Our on-going analysis of these factors continues to suggest that counsel should not be appointed in this case at the present time. At the outset, we still believe that we should defer any such decision until after we have had the opportunity to assess the first benchmark standard we must address, the question of whether the plaintiff's claims have arguable merit. In our view, it would be inappropriate to appoint counsel until we have the opportunity to conduct this threshold merits analysis by reviewing the defendants' potentially dispositive motion.
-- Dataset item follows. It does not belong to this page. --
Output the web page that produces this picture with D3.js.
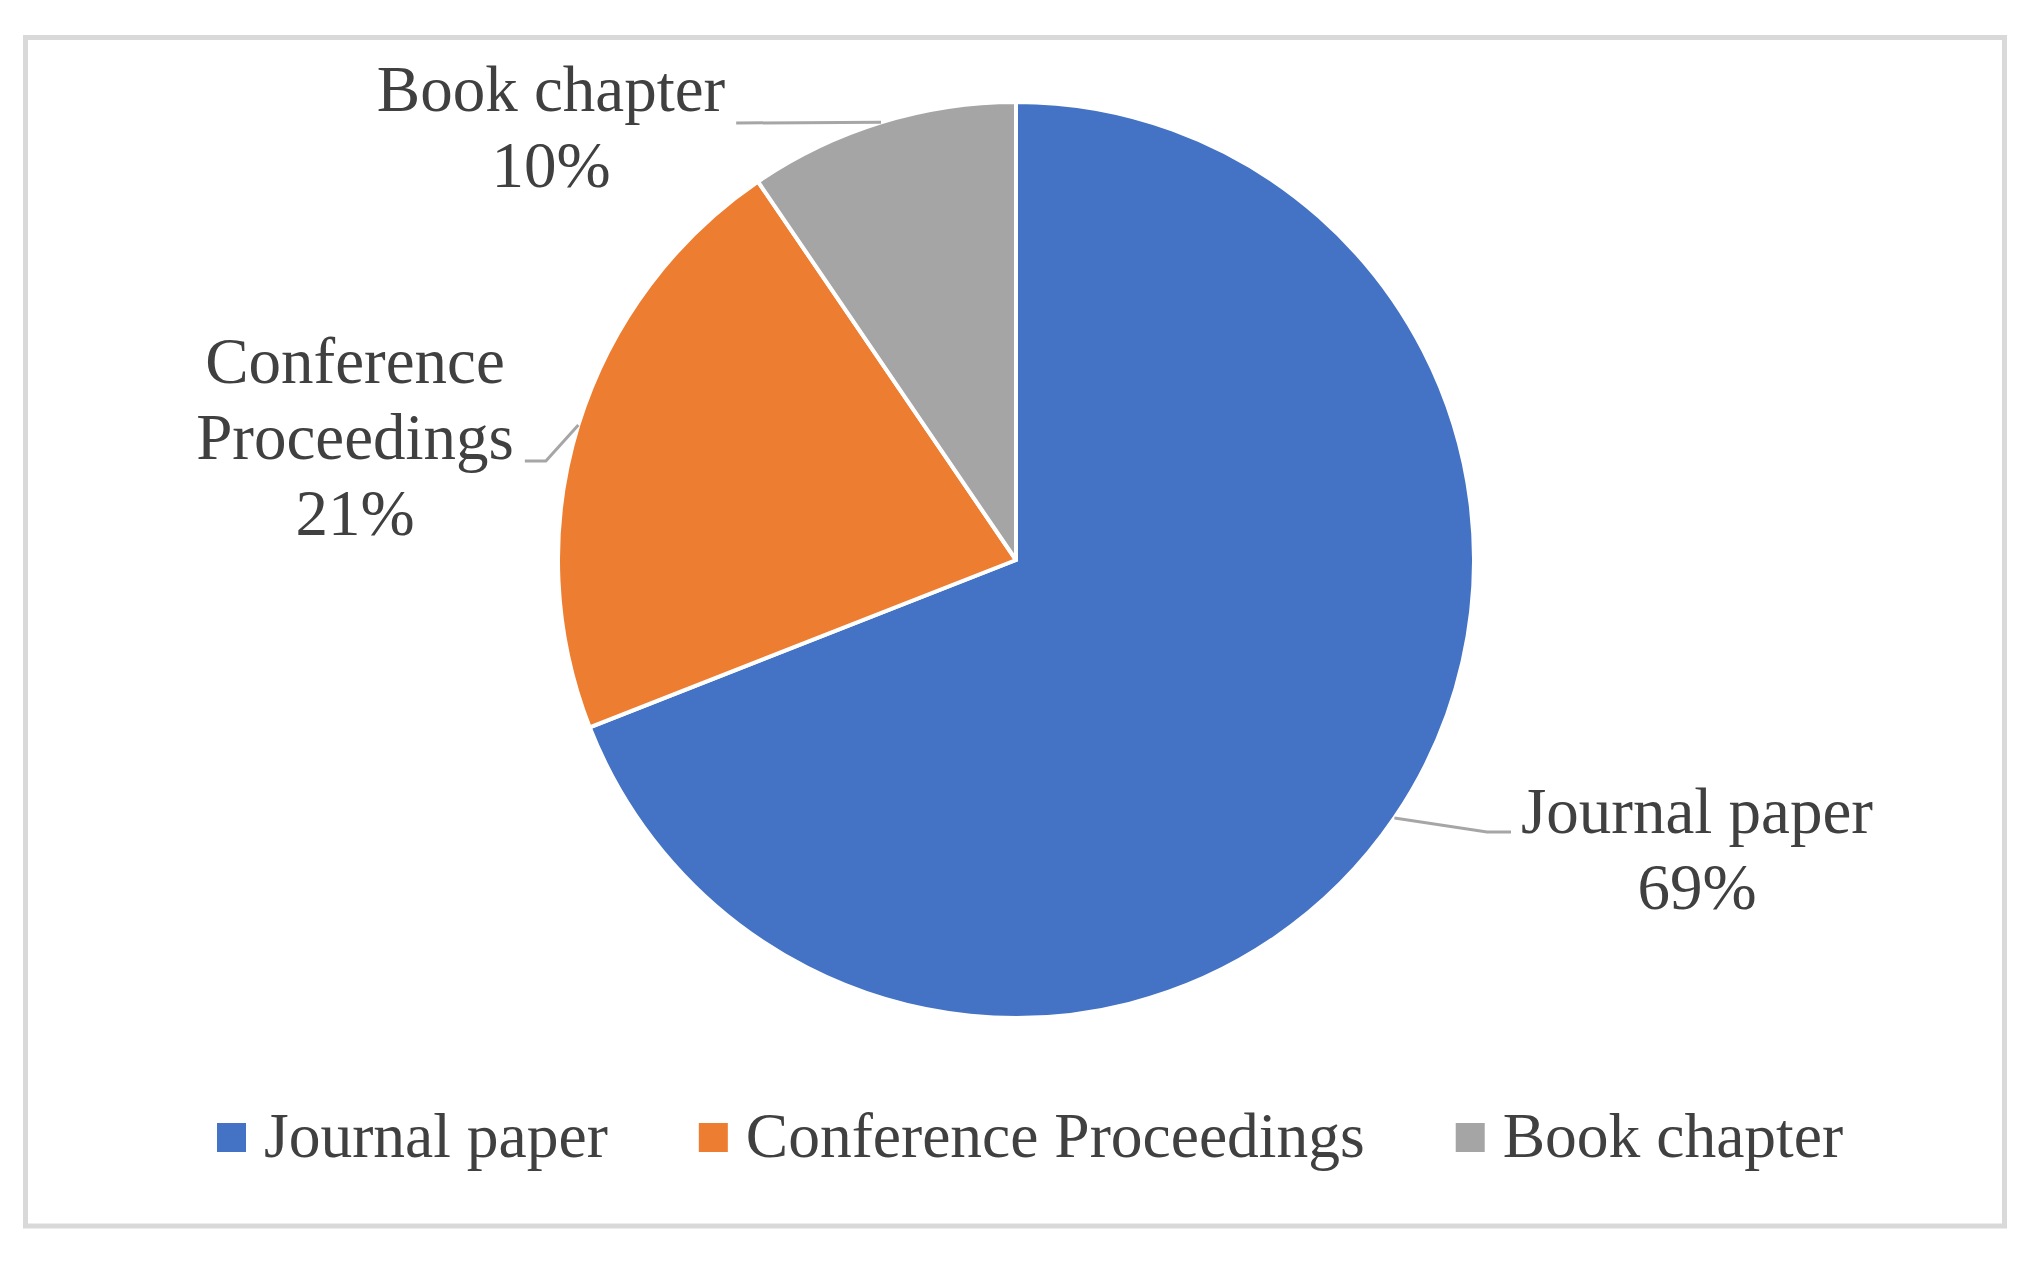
<!DOCTYPE html>
<html>
<head>
<meta charset="utf-8">
<script src="https://cdn.jsdelivr.net/npm/d3@7"></script>
<style>
  html, body { margin: 0; padding: 0; background: #fff; }
  svg { display: block; }
</style>
</head>
<body>
<div id="chart"></div>
<script>
// slice data (counts; labels show the share)
var categories = ["Journal paper", "Conference Proceedings", "Book chapter"];
var counts = [29, 9, 4];
var colors = ["#4472C4", "#ED7D31", "#A5A5A5"];
// data label lines, as printed on the chart
var labelLines = [["Journal paper"], ["Conference", "Proceedings"], ["Book chapter"]];
// legend text as printed
var legendLabels = ["Journal paper", "Conference Proceedings", "Book chapter"];

var W = 2042, H = 1261;
var cx = 1016, cy = 560, R = 458;
var font = "'Liberation Serif', 'Times New Roman', serif";
var fontSize = 65, legendSize = 63.5, lineH = 76;
var textColor = "#404040", leaderColor = "#A6A6A6";

// label anchors relative to the pie centre (text centre x, first baseline)
var labelPos = [
  { dx: 681, dy: 273, side: "right" },
  { dx: -661, dy: -177, side: "left" },
  { dx: -465, dy: -449, side: "left" }
];

var svg = d3.select("#chart").append("svg")
  .attr("width", W)
  .attr("height", H);

// chart frame
svg.append("rect")
  .attr("x", 25.5).attr("y", 37.5)
  .attr("width", 1979).attr("height", 1188.5)
  .attr("fill", "#fff")
  .attr("stroke", "#D9D9D9")
  .attr("stroke-width", 5);

var total = d3.sum(counts);
var pct = d3.format(".0%");
var data = categories.map(function (c, i) {
  return { name: c, value: counts[i], color: colors[i], lines: labelLines[i], pos: labelPos[i] };
});

var pie = d3.pie().sort(null).value(function (d) { return d.value; });
var arc = d3.arc().innerRadius(0).outerRadius(R);
var edge = d3.arc().innerRadius(R).outerRadius(R);
var arcs = pie(data);

var g = svg.append("g").attr("transform", "translate(" + cx + "," + cy + ")");

// slices
g.selectAll("path.slice")
  .data(arcs)
  .enter()
  .append("path")
  .attr("class", "slice")
  .attr("d", arc)
  .attr("fill", function (d) { return d.data.color; })
  .attr("stroke", "#fff")
  .attr("stroke-width", 4)
  .attr("stroke-linejoin", "round");

// data labels
var labels = g.selectAll("g.label")
  .data(arcs)
  .enter()
  .append("g")
  .attr("class", "label");

labels.each(function (d) {
  var el = d3.select(this);
  var p = d.data.pos;
  var lines = d.data.lines.concat([pct(d.data.value / total)]);
  var widths = [];
  lines.forEach(function (ln, i) {
    var t = el.append("text")
      .attr("x", p.dx)
      .attr("y", p.dy + i * lineH)
      .attr("text-anchor", "middle")
      .attr("font-family", font)
      .attr("font-size", fontSize)
      .attr("fill", textColor)
      .text(ln);
    widths.push(t.node().getComputedTextLength());
  });

  // leader line: slice edge -> elbow -> label
  var start = edge.centroid(d);
  var pts;
  if (p.side === "right") {
    var left = p.dx - widths[0] / 2;
    pts = [start, [left - 34, p.dy - 1], [left - 10, p.dy - 1]];
  } else if (lines.length > 2) {
    var right2 = p.dx + widths[1] / 2;
    pts = [start, [right2 + 32, p.dy + lineH + 2], [right2 + 11, p.dy + lineH + 2]];
  } else {
    var right1 = p.dx + widths[0] / 2;
    pts = [start, [right1 + 11, p.dy + 12]];
  }
  el.insert("path", "text")
    .attr("d", d3.line()(pts))
    .attr("fill", "none")
    .attr("stroke", leaderColor)
    .attr("stroke-width", 3);
});

// legend
var legend = svg.append("g").attr("class", "legend");
var lx = 217, sq = 29, sqY = 1123, textGap = 47, itemGap = 91, baseY = 1157;
legendLabels.forEach(function (name, i) {
  legend.append("rect")
    .attr("x", lx).attr("y", sqY)
    .attr("width", sq).attr("height", sq)
    .attr("fill", colors[i]);
  var t = legend.append("text")
    .attr("x", lx + textGap)
    .attr("y", baseY)
    .attr("font-family", font)
    .attr("font-size", legendSize)
    .attr("fill", textColor)
    .text(name);
  lx += textGap + t.node().getComputedTextLength() + itemGap;
});
</script>
</body>
</html>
Moreover, while the plaintiff doubtless faces some obstacles in bringing this action, to date the plaintiff has demonstrated an ability to effectively present his own case. In addition, this case does not appear to present difficult and complex legal issues. Furthermore, the actual investigation that the Plaintiff has to do is minimal,
since the pleadings show that the plaintiff is fully aware of the bases for these claims against the Defendants. Finally, while the case may, in part, turn on credibility determinations between Plaintiff and others, the case likely will not require extensive expert witness testimony. Taking all of these factors into account we believe that the application of these factors weighs against the appointment of counsel at this time. Accordingly, for the foregoing reasons we will DENY this request to appoint counsel (Doc. 30), at this time without prejudice to re-examining this issue as this litigation progresses. We will, however, provide the plaintiff with further, additional time in which to prepare a response to the Defendants' motion to dismiss or in the alternative for summary judgment. With respect to this motion the plaintiff shall file a response to the motion, along with any brief, in accordance with Local Rule 7.6 on or before June 3, 2010. Pursuant to Local Rule 7.7 the defendants' counsel may then file a reply brief on or before June 17, 2010. SO ORDERED, this 23d day of April, 2010.